Without including any pictures, write out the listing below exactly.

-- begin DATASET EXCERPT --

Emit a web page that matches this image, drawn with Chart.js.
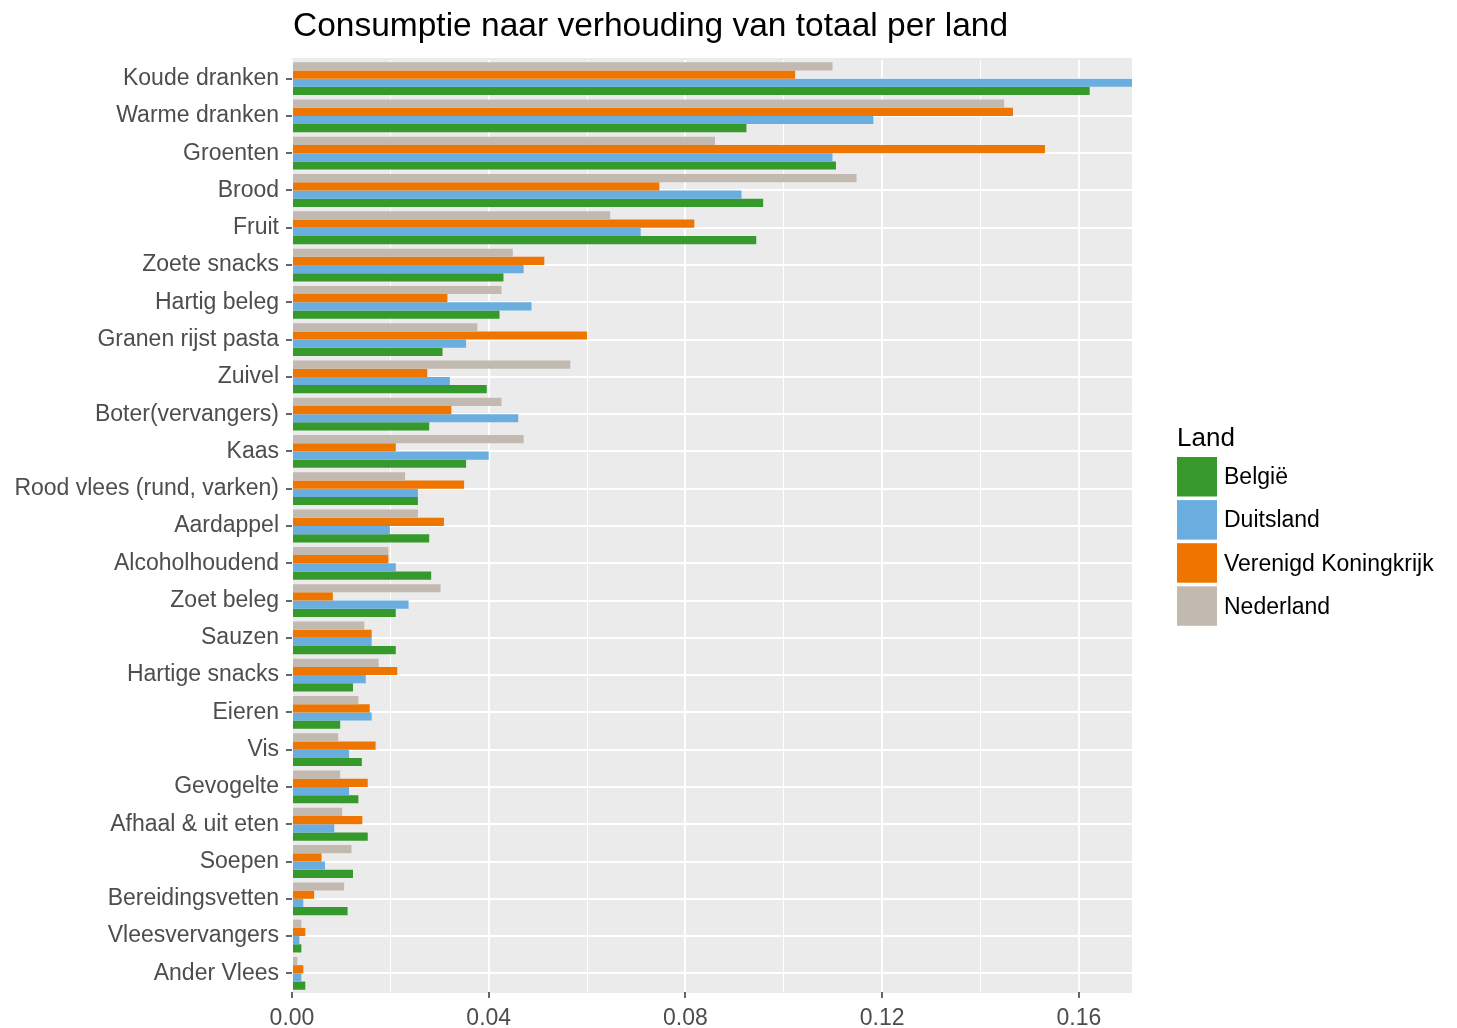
<!DOCTYPE html>
<html>
<head>
<meta charset="utf-8">
<script src="https://cdn.jsdelivr.net/npm/chart.js@4.4.0/dist/chart.umd.min.js"></script>
<style>
  html, body { margin: 0; padding: 0; background: #ffffff; }
  canvas { display: block; }
</style>
</head>
<body>
<canvas id="chart" width="1457" height="1028"></canvas>
<script>
// categories, top to bottom
const categories = [
    'Koude dranken', 'Warme dranken', 'Groenten', 'Brood', 'Fruit',
    'Zoete snacks', 'Hartig beleg', 'Granen rijst pasta', 'Zuivel', 'Boter(vervangers)',
    'Kaas', 'Rood vlees (rund, varken)', 'Aardappel', 'Alcoholhoudend', 'Zoet beleg',
    'Sauzen', 'Hartige snacks', 'Eieren', 'Vis', 'Gevogelte',
    'Afhaal & uit eten', 'Soepen', 'Bereidingsvetten', 'Vleesvervangers', 'Ander Vlees'
];

const nederland = [0.1099, 0.1448, 0.0860, 0.1148, 0.0647, 0.0449, 0.0426, 0.0377, 0.0566, 0.0426,
    0.0471, 0.0230, 0.0256, 0.0196, 0.0302, 0.0147, 0.0176, 0.0135, 0.0094, 0.0098,
    0.0102, 0.0121, 0.0106, 0.0019, 0.0011];
const verenigdKoninkrijk = [0.1023, 0.1466, 0.1531, 0.0747, 0.0818, 0.0513, 0.0316, 0.0600, 0.0275, 0.0324,
    0.0211, 0.0350, 0.0309, 0.0196, 0.0083, 0.0162, 0.0214, 0.0158, 0.0170, 0.0154,
    0.0143, 0.0060, 0.0045, 0.0027, 0.0023];
const duitsland = [0.1708, 0.1182, 0.1099, 0.0914, 0.0709, 0.0471, 0.0487, 0.0354, 0.0321, 0.0460,
    0.0400, 0.0256, 0.0199, 0.0211, 0.0237, 0.0162, 0.0150, 0.0162, 0.0116, 0.0116,
    0.0086, 0.0067, 0.0023, 0.0015, 0.0019];
const belgie = [0.1622, 0.0924, 0.1106, 0.0958, 0.0944, 0.0430, 0.0422, 0.0306, 0.0396, 0.0279,
    0.0354, 0.0256, 0.0279, 0.0283, 0.0211, 0.0211, 0.0124, 0.0098, 0.0142, 0.0135,
    0.0154, 0.0124, 0.0113, 0.0019, 0.0027];

const xMax = 0.1708;
const xStep = 0.02;   // minor grid step, labels every second one

const colors = {
    belgie: '#359A2B',
    duitsland: '#69AEDF',
    vk: '#EE7600',
    nederland: '#C2BAB1'
};

const fontFamily = "'Liberation Sans', Arial, sans-serif";
const axisText = '#4d4d4d';

// legend entries in ggplot order
const legendItems = [
    { label: 'België', color: colors.belgie },
    { label: 'Duitsland', color: colors.duitsland },
    { label: 'Verenigd Koningkrijk', color: colors.vk },
    { label: 'Nederland', color: colors.nederland }
];

function isMajor(value) {
    return Math.round(value / xStep) % 2 === 0;
}

/* ─── Panel background + title + legend ─────── */
const ggPanel = {
    id: 'ggPanel',
    beforeDraw(chart) {
        const { ctx, chartArea } = chart;
        ctx.save();
        ctx.fillStyle = '#ffffff';
        ctx.fillRect(0, 0, chart.width, chart.height);
        ctx.fillStyle = '#EBEBEB';
        ctx.fillRect(chartArea.left, chartArea.top - 2, chartArea.right - chartArea.left, chartArea.bottom - chartArea.top + 3);
        ctx.restore();
    },
    afterDraw(chart) {
        const { ctx, chartArea } = chart;
        ctx.save();
        // title
        ctx.fillStyle = '#000000';
        ctx.font = '33.5px ' + fontFamily;
        ctx.textAlign = 'left';
        ctx.textBaseline = 'alphabetic';
        ctx.fillText('Consumptie naar verhouding van totaal per land', chartArea.left + 1, 36);

        // legend
        const lx = chartArea.right + 45;
        ctx.font = '26px ' + fontFamily;
        ctx.fillText('Land', lx, 446);
        ctx.font = '23px ' + fontFamily;
        ctx.textBaseline = 'middle';
        legendItems.forEach((item, i) => {
            const top = 457 + i * 43.1;
            ctx.fillStyle = item.color;
            ctx.fillRect(lx, top, 40, 39.5);
            ctx.fillStyle = '#000000';
            ctx.fillText(item.label, lx + 47, top + 21);
        });
        ctx.restore();
    }
};

const ctx = document.getElementById('chart');
new Chart(ctx.getContext('2d'), {
    type: 'bar',
    data: {
        labels: categories,
        datasets: [
            { label: 'Nederland', data: nederland, backgroundColor: colors.nederland },
            { label: 'Verenigd Koningkrijk', data: verenigdKoninkrijk, backgroundColor: colors.vk },
            { label: 'Duitsland', data: duitsland, backgroundColor: colors.duitsland },
            { label: 'België', data: belgie, backgroundColor: colors.belgie }
        ]
    },
    options: {
        indexAxis: 'y',
        responsive: false,
        devicePixelRatio: 1,
        animation: false,
        layout: { padding: { top: 60, right: 325, left: 0, bottom: 0 } },
        datasets: {
            bar: { categoryPercentage: 0.88, barPercentage: 1.0, borderWidth: 0 }
        },
        plugins: {
            legend: { display: false },
            title: { display: false },
            tooltip: { enabled: false }
        },
        scales: {
            x: {
                type: 'linear',
                position: 'bottom',
                min: 0,
                max: xMax,
                border: { display: false },
                grid: {
                    color: '#ffffff',
                    lineWidth: c => isMajor(c.tick.value) ? 2 : 1,
                    drawTicks: true,
                    tickLength: 6,
                    tickWidth: 1.5,
                    tickColor: c => isMajor(c.tick.value) ? '#333333' : 'rgba(0,0,0,0)'
                },
                ticks: {
                    stepSize: xStep,
                    includeBounds: false,
                    autoSkip: false,
                    maxRotation: 0,
                    padding: 9,
                    color: axisText,
                    font: { family: fontFamily, size: 23, lineHeight: 1 },
                    callback: v => isMajor(v) ? v.toFixed(2) : ''
                },
                afterFit: s => { s.height = 36; }
            },
            y: {
                offset: true,
                border: { display: false },
                grid: {
                    offset: false,
                    color: '#ffffff',
                    lineWidth: 2,
                    drawTicks: true,
                    tickLength: 6,
                    tickWidth: 1.5,
                    tickColor: '#333333'
                },
                ticks: {
                    autoSkip: false,
                    padding: 7,
                    color: axisText,
                    font: { family: fontFamily, size: 23, lineHeight: 1 }
                },
                afterFit: s => { s.width = 292; }
            }
        }
    },
    plugins: [ggPanel]
});
</script>
</body>
</html>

-- end DATASET EXCERPT --

__RESULT BELOW__
Emit a web page that matches this image, drawn with Chart.js.
<!DOCTYPE html>
<html>
<head>
<meta charset="utf-8">
<script src="https://cdn.jsdelivr.net/npm/chart.js@4.4.0/dist/chart.umd.min.js"></script>
<style>
  html, body { margin: 0; padding: 0; background: #ffffff; }
  canvas { display: block; }
</style>
</head>
<body>
<canvas id="chart" width="1457" height="1028"></canvas>
<script>
// categories, top to bottom
const categories = [
    'Koude dranken', 'Warme dranken', 'Groenten', 'Brood', 'Fruit',
    'Zoete snacks', 'Hartig beleg', 'Granen rijst pasta', 'Zuivel', 'Boter(vervangers)',
    'Kaas', 'Rood vlees (rund, varken)', 'Aardappel', 'Alcoholhoudend', 'Zoet beleg',
    'Sauzen', 'Hartige snacks', 'Eieren', 'Vis', 'Gevogelte',
    'Afhaal & uit eten', 'Soepen', 'Bereidingsvetten', 'Vleesvervangers', 'Ander Vlees'
];

const nederland = [0.1099, 0.1448, 0.0860, 0.1148, 0.0647, 0.0449, 0.0426, 0.0377, 0.0566, 0.0426,
    0.0471, 0.0230, 0.0256, 0.0196, 0.0302, 0.0147, 0.0176, 0.0135, 0.0094, 0.0098,
    0.0102, 0.0121, 0.0106, 0.0019, 0.0011];
const verenigdKoninkrijk = [0.1023, 0.1466, 0.1531, 0.0747, 0.0818, 0.0513, 0.0316, 0.0600, 0.0275, 0.0324,
    0.0211, 0.0350, 0.0309, 0.0196, 0.0083, 0.0162, 0.0214, 0.0158, 0.0170, 0.0154,
    0.0143, 0.0060, 0.0045, 0.0027, 0.0023];
const duitsland = [0.1708, 0.1182, 0.1099, 0.0914, 0.0709, 0.0471, 0.0487, 0.0354, 0.0321, 0.0460,
    0.0400, 0.0256, 0.0199, 0.0211, 0.0237, 0.0162, 0.0150, 0.0162, 0.0116, 0.0116,
    0.0086, 0.0067, 0.0023, 0.0015, 0.0019];
const belgie = [0.1622, 0.0924, 0.1106, 0.0958, 0.0944, 0.0430, 0.0422, 0.0306, 0.0396, 0.0279,
    0.0354, 0.0256, 0.0279, 0.0283, 0.0211, 0.0211, 0.0124, 0.0098, 0.0142, 0.0135,
    0.0154, 0.0124, 0.0113, 0.0019, 0.0027];

const xMax = 0.1708;
const xStep = 0.02;   // minor grid step, labels every second one

const colors = {
    belgie: '#359A2B',
    duitsland: '#69AEDF',
    vk: '#EE7600',
    nederland: '#C2BAB1'
};

const fontFamily = "'Liberation Sans', Arial, sans-serif";
const axisText = '#4d4d4d';

// legend entries in ggplot order
const legendItems = [
    { label: 'België', color: colors.belgie },
    { label: 'Duitsland', color: colors.duitsland },
    { label: 'Verenigd Koningkrijk', color: colors.vk },
    { label: 'Nederland', color: colors.nederland }
];

function isMajor(value) {
    return Math.round(value / xStep) % 2 === 0;
}

/* ─── Panel background + title + legend ─────── */
const ggPanel = {
    id: 'ggPanel',
    beforeDraw(chart) {
        const { ctx, chartArea } = chart;
        ctx.save();
        ctx.fillStyle = '#ffffff';
        ctx.fillRect(0, 0, chart.width, chart.height);
        ctx.fillStyle = '#EBEBEB';
        ctx.fillRect(chartArea.left, chartArea.top - 2, chartArea.right - chartArea.left, chartArea.bottom - chartArea.top + 3);
        ctx.restore();
    },
    afterDraw(chart) {
        const { ctx, chartArea } = chart;
        ctx.save();
        // title
        ctx.fillStyle = '#000000';
        ctx.font = '33.5px ' + fontFamily;
        ctx.textAlign = 'left';
        ctx.textBaseline = 'alphabetic';
        ctx.fillText('Consumptie naar verhouding van totaal per land', chartArea.left + 1, 36);

        // legend
        const lx = chartArea.right + 45;
        ctx.font = '26px ' + fontFamily;
        ctx.fillText('Land', lx, 446);
        ctx.font = '23px ' + fontFamily;
        ctx.textBaseline = 'middle';
        legendItems.forEach((item, i) => {
            const top = 457 + i * 43.1;
            ctx.fillStyle = item.color;
            ctx.fillRect(lx, top, 40, 39.5);
            ctx.fillStyle = '#000000';
            ctx.fillText(item.label, lx + 47, top + 21);
        });
        ctx.restore();
    }
};

const ctx = document.getElementById('chart');
new Chart(ctx.getContext('2d'), {
    type: 'bar',
    data: {
        labels: categories,
        datasets: [
            { label: 'Nederland', data: nederland, backgroundColor: colors.nederland },
            { label: 'Verenigd Koningkrijk', data: verenigdKoninkrijk, backgroundColor: colors.vk },
            { label: 'Duitsland', data: duitsland, backgroundColor: colors.duitsland },
            { label: 'België', data: belgie, backgroundColor: colors.belgie }
        ]
    },
    options: {
        indexAxis: 'y',
        responsive: false,
        devicePixelRatio: 1,
        animation: false,
        layout: { padding: { top: 60, right: 325, left: 0, bottom: 0 } },
        datasets: {
            bar: { categoryPercentage: 0.88, barPercentage: 1.0, borderWidth: 0 }
        },
        plugins: {
            legend: { display: false },
            title: { display: false },
            tooltip: { enabled: false }
        },
        scales: {
            x: {
                type: 'linear',
                position: 'bottom',
                min: 0,
                max: xMax,
                border: { display: false },
                grid: {
                    color: '#ffffff',
                    lineWidth: c => isMajor(c.tick.value) ? 2 : 1,
                    drawTicks: true,
                    tickLength: 6,
                    tickWidth: 1.5,
                    tickColor: c => isMajor(c.tick.value) ? '#333333' : 'rgba(0,0,0,0)'
                },
                ticks: {
                    stepSize: xStep,
                    includeBounds: false,
                    autoSkip: false,
                    maxRotation: 0,
                    padding: 9,
                    color: axisText,
                    font: { family: fontFamily, size: 23, lineHeight: 1 },
                    callback: v => isMajor(v) ? v.toFixed(2) : ''
                },
                afterFit: s => { s.height = 36; }
            },
            y: {
                offset: true,
                border: { display: false },
                grid: {
                    offset: false,
                    color: '#ffffff',
                    lineWidth: 2,
                    drawTicks: true,
                    tickLength: 6,
                    tickWidth: 1.5,
                    tickColor: '#333333'
                },
                ticks: {
                    autoSkip: false,
                    padding: 7,
                    color: axisText,
                    font: { family: fontFamily, size: 23, lineHeight: 1 }
                },
                afterFit: s => { s.width = 292; }
            }
        }
    },
    plugins: [ggPanel]
});
</script>
</body>
</html>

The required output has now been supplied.